The Elders Ltd (ASX: ELD) share price has dropped 21% after releasing its FY26 half-year result, including certain challenges.
Elders is involved in a wide variety of agricultural and regional operations across Australia including agricultural chemicals, animal health products, wholesale products to farm supplies retailers, rural sector retail products, livestock and wool agency services, wool storage and handling, real estate and property management services, regional financial services, and more.
Elders FY26 half-year result
Here are some of the highlights for the six months to 31 March 2026:
- Underlying sales revenue up 32% to $1.77 billion
- Underlying EBIT (EBIT explained) grew 33% to $76.6 million
- Underlying net profit after tax (NPAT) increased 13% to $37.9 million
- Underlying earnings per share (EPS) down 4% to $0.181
- Statutory net profit up 17% to $39.5 million
- Operating cashflow surged 115% to $67 million
- Interim dividend per share flat at $0.18
What happened in the HY26 report?
During the half, Elders announced the sale of the Killara Feedlot – Killara’s financial results are excluded from underlying earnings.
Elders reported that its crop protection EBIT increased compared to last year across all businesses, mainly Titan Ag, due to improved procurement of raw materials. ‘People costs’ increased, with a view to succession planning.
Australian Independent Rural Retailers (AIRR) EBIT slightly declined year on year, with temporary people cost growth more than offsetting the sales uplift, gross profit margin percentage improvements and warehouse efficiencies.
Elder Rural Services EBIT was “favourable” across most products and services, with livestock prices driving most of the earnings growth. Additional costs were impacted by acquisitions, as well as expansion of the Elders Finance broker network.
Elders acquired the Delta Agribusiness in November 2025, which reported an EBIT of $10.4 million in the first five months under Elders’ ownership, with earnings weighted to the second half.
The Elders real estate business EBIT was driven by growth in residential turnover and property management, reflecting both organic and acquisition growth.
Corporate and other costs saw a rise in IT costs after the partial transition of systems modernisation expenses to ongoing business and the costs associated to run dual platforms.
Outlook for the Elders share price
The company said it’s well positioned for the second half with full-year earnings from Delta Agribusiness, system modernisation benefits and synergies.
Elders said further benefit is expected from renewed operational focus.
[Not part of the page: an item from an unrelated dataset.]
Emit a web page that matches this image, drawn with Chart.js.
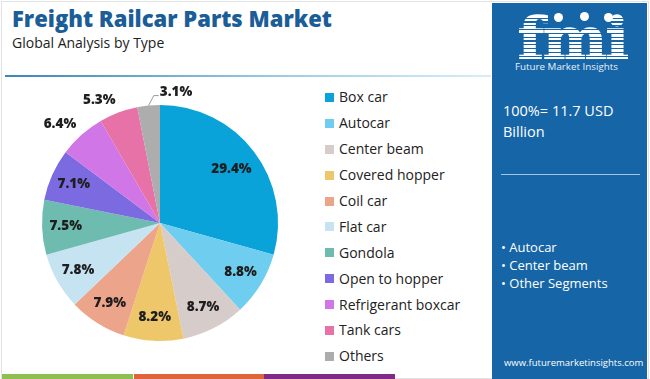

The new divisional structure is “already reaping benefits through improved alignment and efficiency gains”.
It noted that elevated diesel prices remain a risk to Elders’ cost base in the second half, though current prices have eased from the high seen in March.
Elders said key financial metrics are expected to improve in the second half and it has optimism for the winter crop.
It also said that price volatility in fuel and fertilisers are creating challenges for its supply chain in the first half, though its supply relationships have allowed it to manage demand ensure growers are equipped for the season ahead.
At close to a five-year low, I think the Elders share price is at an attractive price to buy for a contrarian turnaround because of the company’s importance to the regional economy and the cyclical nature of its net profit.